30.4.10

"Dall'ombra alla luce". Un libro di Lanfranco Caffarra. (da "micropolis" - aprile 2010)

Quella postata sotto è la scheda del libro di Lanfranco Caffarra pubblicata nel numero di aprile 2010 di "micropolis". Vivamente lo consiglio: incidentalmente parla anche di me (S.L.L.).

Libri

Lanfranco Caffarra, Dall’ombra alla luce. Ricordi, incontri e percorsi di un ragazzo del secolo scorso – Morlacchi Editore, Perugia 2009

Il volume è una sorta di autobiografia, corredata da un’appendice documentaria, notevole nella parte fotografica. Ne è autore un insegnante di Diritto ed Economia negli Istituti tecnici nativo della Campania, che vive a Perugia da oltre trent’anni e tuttora vi risiede. Una falce e martello sbiadita su un muro scrostato segnala in copertina una identità politica, indirettamente rivendicata anche nel sottotitolo: quel “ragazzo del secolo scorso” allude all’autobiografia di Rossana Rossanda. E’ l’identità di un comunista che, tuttavia, appare altrettanto orgoglioso della qualifica di “cane sciolto”: “Ho evitato di intrupparmi in esperienze che richiedessero un’adesione totale a qualche credo, non ho mai frequentato parrocchie e non mi sono mai iscritto a un partito. A parte quella della Cgil, non ho nemmeno avuto alcuna tessera di appartenenza a qualsivoglia associazione”.

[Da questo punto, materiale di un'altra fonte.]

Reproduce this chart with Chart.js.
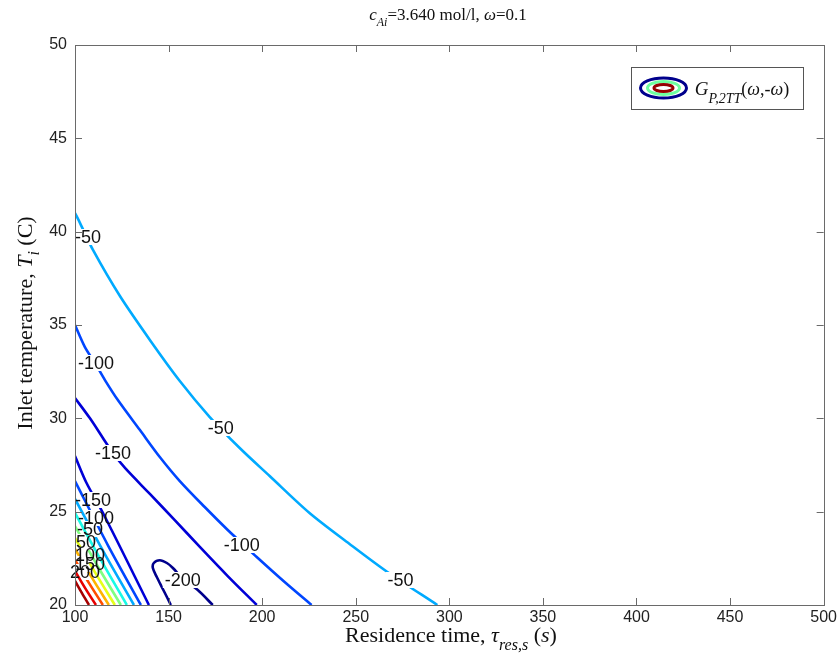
<!DOCTYPE html>
<html>
<head>
<meta charset="utf-8">
<script src="https://cdn.jsdelivr.net/npm/chart.js@4.4.1/dist/chart.umd.min.js"></script>
<style>
  html, body { margin: 0; background: #fff; }
  #wrap { width: 840px; height: 662px; }
</style>
</head>
<body>
<div id="wrap"><canvas id="c" width="840" height="662"></canvas></div>
<script>
// axis ticks
const xTickValues = [100, 150, 200, 250, 300, 350, 400, 450, 500];
const yTickValues = [20, 25, 30, 35, 40, 45, 50];

// contour levels (outer branch + inner fan near the corner)
const levels = [-200, -150, -100, -50, 0, 50, 100, 150, 200, 250, 300];

// outer contours [residence time, inlet temperature]
const outerM50 = [[100, 41.0], [102.7, 40.46], [109.6, 39.02], [124, 36.55], [140, 34.2], [156, 32.0],
  [172, 30.07], [188, 28.41], [204, 26.91], [225.3, 24.93], [246.7, 23.27], [266.9, 21.77], [293.6, 20]];
const outerM100 = [[100, 35.0], [105.3, 33.82], [110.7, 32.96], [116, 32.05], [122.9, 30.98],
  [134.7, 29.37], [145.3, 27.93], [156, 26.64], [169.3, 25.25], [181.6, 24.02], [189.1, 23.32],
  [197.1, 22.57], [212, 21.23], [226.4, 20]];
const outerM150 = [[100, 31.09], [108, 30.0], [114.9, 28.95], [120.3, 28.14], [126.7, 27.34],
  [140, 25.95], [153.3, 24.55], [166.7, 23.11], [181.6, 21.55], [197.1, 20]];
const troughM200 = [[151.2, 20], [149.1, 20.43], [146.4, 20.96], [143.7, 21.5], [141.6, 21.98],
  [142.1, 22.25], [145.3, 22.4], [149.1, 22.25], [152.3, 21.98], [157.6, 21.4], [165.6, 20.8], [173.6, 20]];

// inner fan contours, bottom-left corner
const innerM150 = [[100, 27.98], [105.9, 26.59], [115.5, 24.82], [139.5, 20]];
const innerM100 = [[100, 26.64], [117.6, 23.2], [135.2, 20]];
const innerM50 = [[100, 25.68], [115.8, 22.75], [131.5, 20]];
const inner0 = [[100, 24.93], [113.9, 22.4], [127.7, 20]];
const inner50 = [[100, 24.23], [112.3, 22.05], [124.5, 20]];
const inner100 = [[100, 23.59], [110.7, 21.75], [121.3, 20]];
const inner150 = [[100, 23.0], [109.1, 21.45], [118.1, 20]];
const inner200 = [[100, 22.41], [107.5, 21.17], [114.9, 20]];
const inner250 = [[100, 21.82], [105.6, 20.88], [111.2, 20]];
const inner300 = [[100, 21.29], [103.8, 20.62], [107.5, 20]];

// contour labels [level, x, y]
const contourLabels = [
  [-50, 106.9, 39.71], [-50, 177.9, 29.48], [-50, 273.9, 21.34],
  [-100, 111.2, 32.96], [-100, 189.1, 23.21],
  [-150, 120.3, 28.14], [-200, 157.6, 21.34],
  [-150, 109.6, 25.63], [-100, 111.2, 24.66], [-50, 108, 24.07],
  [50, 105.9, 23.37], [100, 108, 22.68], [150, 108, 22.2], [200, 105.3, 21.77]
];

const levelColors = {
  '-200': 'rgb(0,0,140)', '-150': 'rgb(0,0,215)', '-100': 'rgb(0,70,255)', '-50': 'rgb(0,170,255)',
  '0': 'rgb(25,250,230)', '50': 'rgb(128,255,128)', '100': 'rgb(230,255,25)', '150': 'rgb(255,180,0)',
  '200': 'rgb(255,77,0)', '250': 'rgb(230,0,0)', '300': 'rgb(165,0,0)'
};

const contours = [
  [-50, outerM50], [-100, outerM100], [-150, outerM150], [-200, troughM200],
  [-150, innerM150], [-100, innerM100], [-50, innerM50], [0, inner0], [50, inner50],
  [100, inner100], [150, inner150], [200, inner200], [250, inner250], [300, inner300]
];

const SANS = '"Liberation Sans", Arial, sans-serif';
const SERIF = '"Liberation Serif", "Times New Roman", serif';
const LABEL_FONT = '18px ' + SANS;

// which contour each label sits on: nearest contour of the same level
const labelOwner = contourLabels.map(l => {
  let best = -1, bd = Infinity;
  contours.forEach((c, i) => {
    if (c[0] !== l[0]) return;
    c[1].forEach(p => {
      const d = Math.hypot((p[0] - l[1]) / 50, (p[1] - l[2]) / 5);
      if (d < bd) { bd = d; best = i; }
    });
  });
  return best;
});

function drawRich(ctx, parts, x, y) {
  let total = 0;
  const ws = parts.map(p => {
    ctx.font = (p.it ? 'italic ' : '') + p.size + 'px ' + SERIF;
    const w = ctx.measureText(p.t).width;
    total += w;
    return w;
  });
  let cx = x - total / 2;
  parts.forEach((p, i) => {
    ctx.font = (p.it ? 'italic ' : '') + p.size + 'px ' + SERIF;
    ctx.fillText(p.t, cx, y + (p.dy || 0));
    cx += ws[i];
  });
}

const decorPlugin = {
  id: 'decor',
  beforeDatasetDraw(chart, args) {
    // break the line under its own labels, like clabel does
    const ctx = chart.ctx, xs = chart.scales.x, ys = chart.scales.y;
    ctx.save();
    ctx.font = LABEL_FONT;
    ctx.beginPath();
    ctx.rect(0, 0, chart.width, chart.height);
    contourLabels.forEach((l, k) => {
      if (labelOwner[k] !== args.index) return;
      const w = ctx.measureText(String(l[0])).width + 4;
      const cx = xs.getPixelForValue(l[1]), cy = ys.getPixelForValue(l[2]);
      ctx.rect(cx - w / 2, cy - 8, w, 16);
    });
    ctx.clip('evenodd');
  },
  afterDatasetDraw(chart) {
    chart.ctx.restore();
  },
  afterDatasetsDraw(chart) {
    const ctx = chart.ctx, xs = chart.scales.x, ys = chart.scales.y;
    ctx.save();
    ctx.font = LABEL_FONT;
    ctx.textAlign = 'center';
    ctx.textBaseline = 'middle';
    ctx.fillStyle = '#111';
    contourLabels.forEach(l => {
      ctx.fillText(String(l[0]), xs.getPixelForValue(l[1]), ys.getPixelForValue(l[2]) + 1);
    });
    ctx.restore();
  },
  afterDraw(chart) {
    const ctx = chart.ctx, xs = chart.scales.x, ys = chart.scales.y, a = chart.chartArea;
    ctx.save();
    // axes box with inward ticks
    ctx.strokeStyle = '#6a6a6a';
    ctx.lineWidth = 1;
    ctx.strokeRect(Math.round(a.left) + 0.5, Math.round(a.top) + 0.5,
      Math.round(a.right - a.left), Math.round(a.bottom - a.top));
    ctx.beginPath();
    xTickValues.forEach(v => {
      const px = Math.round(xs.getPixelForValue(v)) + 0.5;
      ctx.moveTo(px, a.bottom); ctx.lineTo(px, a.bottom - 7);
      ctx.moveTo(px, a.top); ctx.lineTo(px, a.top + 7);
    });
    yTickValues.forEach(v => {
      const py = Math.round(ys.getPixelForValue(v)) + 0.5;
      ctx.moveTo(a.left, py); ctx.lineTo(a.left + 7, py);
      ctx.moveTo(a.right, py); ctx.lineTo(a.right - 7, py);
    });
    ctx.stroke();

    // legend box
    ctx.fillStyle = '#fff';
    ctx.fillRect(631, 67, 172, 42);
    ctx.strokeStyle = '#555';
    ctx.strokeRect(631.5, 67.5, 172, 42);
    ctx.lineWidth = 3;
    [[23, 10, 'rgb(0,0,140)'], [16, 6.5, 'rgb(110,255,160)'], [9.5, 3.5, 'rgb(150,0,0)']].forEach(e => {
      ctx.strokeStyle = e[2];
      ctx.beginPath();
      ctx.ellipse(663.5, 88, e[0], e[1], 0, 0, Math.PI * 2);
      ctx.stroke();
    });
    ctx.fillStyle = '#111';
    ctx.textAlign = 'left';
    ctx.textBaseline = 'alphabetic';
    drawRich(ctx, [
      {t: 'G', size: 19, it: true},
      {t: 'P,2TT', size: 14, it: true, dy: 8},
      {t: '(', size: 18},
      {t: 'ω', size: 18, it: true},
      {t: ',-', size: 18},
      {t: 'ω', size: 18, it: true},
      {t: ')', size: 18}
    ], 742, 95);

    // title
    drawRich(ctx, [
      {t: 'c', size: 17, it: true},
      {t: 'Ai', size: 12, it: true, dy: 6},
      {t: '=3.640 mol/l, ', size: 17},
      {t: 'ω', size: 17, it: true},
      {t: '=0.1', size: 17}
    ], 448, 20);

    // x axis title
    drawRich(ctx, [
      {t: 'Residence time, ', size: 22},
      {t: 'τ', size: 22, it: true},
      {t: 'res,s', size: 16, it: true, dy: 8},
      {t: ' (', size: 22},
      {t: 's', size: 22, it: true},
      {t: ')', size: 22}
    ], 451, 642);

    // y axis title
    ctx.translate(32, 323);
    ctx.rotate(-Math.PI / 2);
    drawRich(ctx, [
      {t: 'Inlet temperature, ', size: 22},
      {t: 'T', size: 22, it: true},
      {t: 'i', size: 16, it: true, dy: 7},
      {t: ' (C)', size: 22}
    ], 0, 0);
    ctx.restore();
  }
};

new Chart(document.getElementById('c'), {
  type: 'scatter',
  data: {
    datasets: contours.map(c => ({
      data: c[1].map(p => ({x: p[0], y: p[1]})),
      showLine: true,
      borderColor: levelColors[String(c[0])],
      borderWidth: 2.6,
      pointRadius: 0,
      tension: 0.3,
      fill: false
    }))
  },
  options: {
    responsive: false,
    devicePixelRatio: 1,
    animation: false,
    events: [],
    layout: { padding: { left: 0, right: 14, top: 45, bottom: 0 } },
    plugins: { legend: { display: false }, tooltip: { enabled: false } },
    scales: {
      x: {
        type: 'linear', min: 100, max: 500,
        afterBuildTicks: s => { s.ticks = xTickValues.map(v => ({value: v})); },
        afterFit: s => { s.height = 57; },
        grid: { display: false, drawTicks: false },
        border: { display: false },
        ticks: { color: '#222', font: { family: SANS, size: 16 }, padding: 3, maxRotation: 0 }
      },
      y: {
        type: 'linear', min: 20, max: 50,
        afterBuildTicks: s => { s.ticks = yTickValues.map(v => ({value: v})); },
        afterFit: s => { s.width = 75; },
        grid: { display: false, drawTicks: false },
        border: { display: false },
        ticks: { color: '#222', font: { family: SANS, size: 16 }, padding: 8 }
      }
    }
  },
  plugins: [decorPlugin]
});
</script>
</body>
</html>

Una delle fedeltà più fortemente dichiarate è al “manifesto”, il giornale dalla parte del torto, “la cui lettura ha accompagnato i miei ultimi quarant’anni”. Le altre (l’ordine è casuale) sono la scuola e la cultura, le radici campane con gli annessimi tenacissimi affetti familiari e amicali, Gilda che gli è compagna da una vita, il calcio con le sue gioie e i suoi dolori.

Se il libro di Rossanda (insieme a una sorta di proustiana illuminazione di cui racconta in premessa) è uno degli stimoli alla scrittura ed anche un esempio, il modello viene qui in un certo senso rovesciato. Caffarra, infatti, non si affida solo alla memoria, ma verifica e controlla; Caffarra scrive per i nipoti (e pensa agli alunni che da pensionato ha lasciato), perciò spiega tutto quello che altri darebbero per scontato; Caffarra vive e racconta la storia della sinistra dal basso e da quel punto di vista rappresenta il sindacato e i cobas, la regressione e la difficile rifondazione di una sinistra politica e sindacale. Si impegna poco nel raccontare direttamente dei suoi propri pensieri, riflessioni ed impressioni, ma guarda soprattutto fuori, al mondo. Alle persone innanzitutto, parenti, amici, colleghi, alunni, che nomina uno per uno e a cui dà corpo e vita dando nome. Ai luoghi: la nativa Maddaloni, la Roma del primo viaggio, Torino, Perugia. Ai fatti privati e pubblici: familiari e amicali (nascite, morti, matrimoni); politici e sindacali; culturali e di costume (i film importanti, i libri, il calcio). Il tutto con una precisione e una meticolosità da inventario e una scrittura semplice e colta, didascalica si direbbe. Questo apparente culto della “datità”, questo “oggettivismo” non produce affatto un impressione di freddezza, ma riscalda l’altrui ricordo. Accade così, per esempio, leggendo il sintetico resoconto di memorabili partite di calcio della Nazionale. E alla fine, dall’insieme degli oggetti, emerge prepotente anche il soggetto, la forte personalità dell’autore, la sua inesauribile passione per la vita.